All code must be rigorously audited, even simple scripts that run on a Web site. In fact, for sites to be secure, administrators must have intimate knowledge of every application, every API and every part of the network infrastructure.

This comes at a cost that rises quickly relative to presence online. For any site to be considered secure, PC Week Labs estimates that a company must dedicate at least 8 hours per week. Assuming a 40-hour work week (OK, we know thats low-balling the average IT managers week, but we have to figure the math somehow), this equates to at least one person dedicating 20 percent or more of his or her time to Web security. With the base salary of a decent administrator starting at around $65,000, this amounts to a little more than $1,000 per month for a base-package site to remain securely online. For sites with more servers, more software and more connections to the Internet, the costs rise quickly.

The site also showed us that some simple security measures, such as complex passwords, are great in theory but nearly impossible in practice. The hackpcweek site comprised six servers. Imagine how difficult it was to remember passwords such as [Athl!g. We couldnt and had to rely on a list of log-ins and passwords stored on a laptop.
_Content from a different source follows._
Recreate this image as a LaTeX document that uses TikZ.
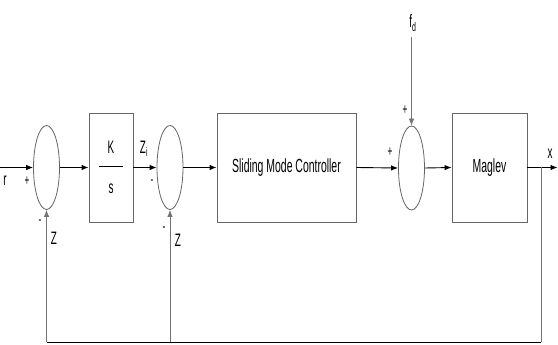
\documentclass[tikz,border=0pt]{standalone}
\usepackage{fontspec}
\setmainfont[FakeStretch=0.55]{Liberation Sans}
\usetikzlibrary{shapes.geometric,arrows.meta}

\tikzstyle{block} = [draw=black!60, line width=0.9pt, minimum height=109pt, inner sep=0pt, font=\fontsize{19}{22}\selectfont]
\tikzstyle{sum} = [draw=black!60, ellipse, line width=0.8pt, minimum width=26pt, minimum height=84pt, inner sep=0pt]
\tikzstyle{lbl} = [inner sep=0pt, font=\fontsize{18}{21}\selectfont]
\tikzstyle{sgn} = [inner sep=0pt, font=\fontsize{15}{17}\selectfont]
\tikzstyle{arr} = [-{Latex[length=7pt,width=5.5pt]}, line width=0.9pt]
\tikzstyle{fb} = [draw=black!55, line width=0.8pt]

\begin{document}
\begin{tikzpicture}[x=1pt, y=-1pt]
\useasboundingbox[fill=white] (0,0) rectangle (558,345);

% summing points and blocks
\node[sum] (s1) at (46.5,167.5) {};
\node[block, minimum width=44pt] (ks) at (111,167.5) {};
\node[sum] (s2) at (170,167.5) {};
\node[block, minimum width=139pt] (smc) at (286.5,167.5) {Sliding Mode Controller};
\node[sum] (s3) at (411.5,168) {};
\node[block, minimum width=75pt] (mag) at (489.5,167.5) {Maglev};

% K/s
\node[lbl] (k) at (111,147) {K};
\node[lbl] (s) at (111,189) {s};
\draw[line width=0.8pt] ([xshift=-12pt,yshift=1.5pt]ks.center) -- ([xshift=12pt,yshift=1.5pt]ks.center);

% free ends
\coordinate (in) at (0,167.5);
\coordinate (out) at (557.5,167.5);
\coordinate (br) at (541,167.5);
\coordinate (fd) at (411.5,37);
\coordinate (b1) at (46.5,342);
\coordinate (b2) at (170,342);
\coordinate (b3) at (541,342);

% forward path
\draw[arr] (in) -- (s1.west);
\draw[arr] (s1.east) -- (ks.west);
\draw[arr] (ks.east) -- (s2.west);
\draw[arr] (s2.east) -- (smc.west);
\draw[arr] (smc.east) -- (s3.west);
\draw[arr] (s3.east) -- (mag.west);
\draw[arr] (mag.east) -- (out);
\draw[arr, fb] (fd) -- (s3.north);

% feedback
\draw[fb] (br) -- (b3);
\draw[line width=0.9pt] (b3) -- (b1);
\draw[arr, fb] (b1) -- (s1.south);
\draw[arr, fb] (b2) -- (s2.south);

% labels
\node[lbl] (r) at (5,181) {r};
\node[sgn] (p1) at (27,181) {+};
\node[sgn] (m1) at (40,222) {-};
\node[lbl] (z1) at (54,238) {Z};
\node[lbl] (zi) at (144,149) {Z\textsubscript{i}};
\node[sgn] (m2) at (152,182) {-};
\node[sgn] (m3) at (164,229) {-};
\node[lbl] (z2) at (178,240) {Z};
\node[sgn] (p3) at (390,152) {+};
\node[sgn] (p4) at (405,110) {+};
\node[lbl] (f) at (413,23) {f\textsubscript{d}};
\node[lbl] (x) at (550,154) {x};
\end{tikzpicture}
\end{document}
If this laptop had been compromised, our entire site would have been vulnerable.

After going through these tests, we cannot understate the importance of a good firewall. We used Axent Technologies Inc.s Raptor firewall and blocked every port except Port 80 for regular HTTP traffic. This configuration is about as simple-and safe-as it can get.

Proxying firewalls require more processing power than stateful inspection firewalls. The Raptor firewall provides a circuit-level proxy. We chose this because it terminates both ends of a connection and acts as an arbitrator. A stateful inspection firewall, in contrast, is basically souped-up packet filtering.
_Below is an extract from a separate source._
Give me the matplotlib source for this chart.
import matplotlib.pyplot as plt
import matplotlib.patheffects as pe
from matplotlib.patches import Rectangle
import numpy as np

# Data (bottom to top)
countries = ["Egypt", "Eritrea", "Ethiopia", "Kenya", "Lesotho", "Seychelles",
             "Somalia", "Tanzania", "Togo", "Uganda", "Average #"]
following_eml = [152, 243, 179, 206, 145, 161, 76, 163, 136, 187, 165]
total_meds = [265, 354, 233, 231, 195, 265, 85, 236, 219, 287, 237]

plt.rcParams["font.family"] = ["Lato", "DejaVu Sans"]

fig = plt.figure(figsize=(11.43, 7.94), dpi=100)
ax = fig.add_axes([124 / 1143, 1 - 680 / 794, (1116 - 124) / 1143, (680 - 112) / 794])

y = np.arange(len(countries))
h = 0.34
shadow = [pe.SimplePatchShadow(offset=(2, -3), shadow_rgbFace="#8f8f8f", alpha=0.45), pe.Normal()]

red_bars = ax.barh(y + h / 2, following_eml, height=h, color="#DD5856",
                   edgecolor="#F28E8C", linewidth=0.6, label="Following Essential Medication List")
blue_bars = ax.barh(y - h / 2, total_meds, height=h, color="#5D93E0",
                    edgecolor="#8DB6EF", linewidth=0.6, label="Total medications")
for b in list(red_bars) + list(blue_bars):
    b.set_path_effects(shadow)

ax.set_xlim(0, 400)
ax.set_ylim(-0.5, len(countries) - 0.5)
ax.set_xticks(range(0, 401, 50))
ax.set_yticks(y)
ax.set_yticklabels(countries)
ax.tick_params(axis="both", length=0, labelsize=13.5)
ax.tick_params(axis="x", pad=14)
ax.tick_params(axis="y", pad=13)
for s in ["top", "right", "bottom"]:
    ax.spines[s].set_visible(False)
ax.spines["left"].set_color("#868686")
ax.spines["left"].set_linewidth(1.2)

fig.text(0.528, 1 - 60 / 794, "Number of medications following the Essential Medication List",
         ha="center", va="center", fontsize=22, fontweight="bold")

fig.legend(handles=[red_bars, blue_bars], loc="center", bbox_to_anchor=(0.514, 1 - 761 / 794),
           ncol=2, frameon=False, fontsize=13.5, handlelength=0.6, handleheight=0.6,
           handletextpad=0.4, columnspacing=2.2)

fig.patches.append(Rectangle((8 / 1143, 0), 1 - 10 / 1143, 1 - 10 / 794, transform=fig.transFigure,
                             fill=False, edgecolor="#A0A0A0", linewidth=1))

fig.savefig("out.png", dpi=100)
Administrators must also be sure to dedicate enough horsepower to their firewalls. We installed the Raptor firewall on a Hewlett-Packard Co. LPR server with two Pentium IIs running at 450MHz. This level of horsepower is necessary because every session going in and out of the servers has to be monitored. This is not an area where you want to skimp.

Opening new doors

Many companies are outsourcing portions of their Web development, which presents the need for administrators to audit code produced by third parties. Companies should make technology transfer a major part of any outsourcing agreement and should add in extra time to train internal staff on the new code. The concept of open source adds a new twist to the problem of security. While having access to source code should make code more secure through peer review, this is not always the case. Often, security holes can be the result of specific configuration options, not necessarily bad code.

The bottom line is daunting: Dont let your guard down--ever.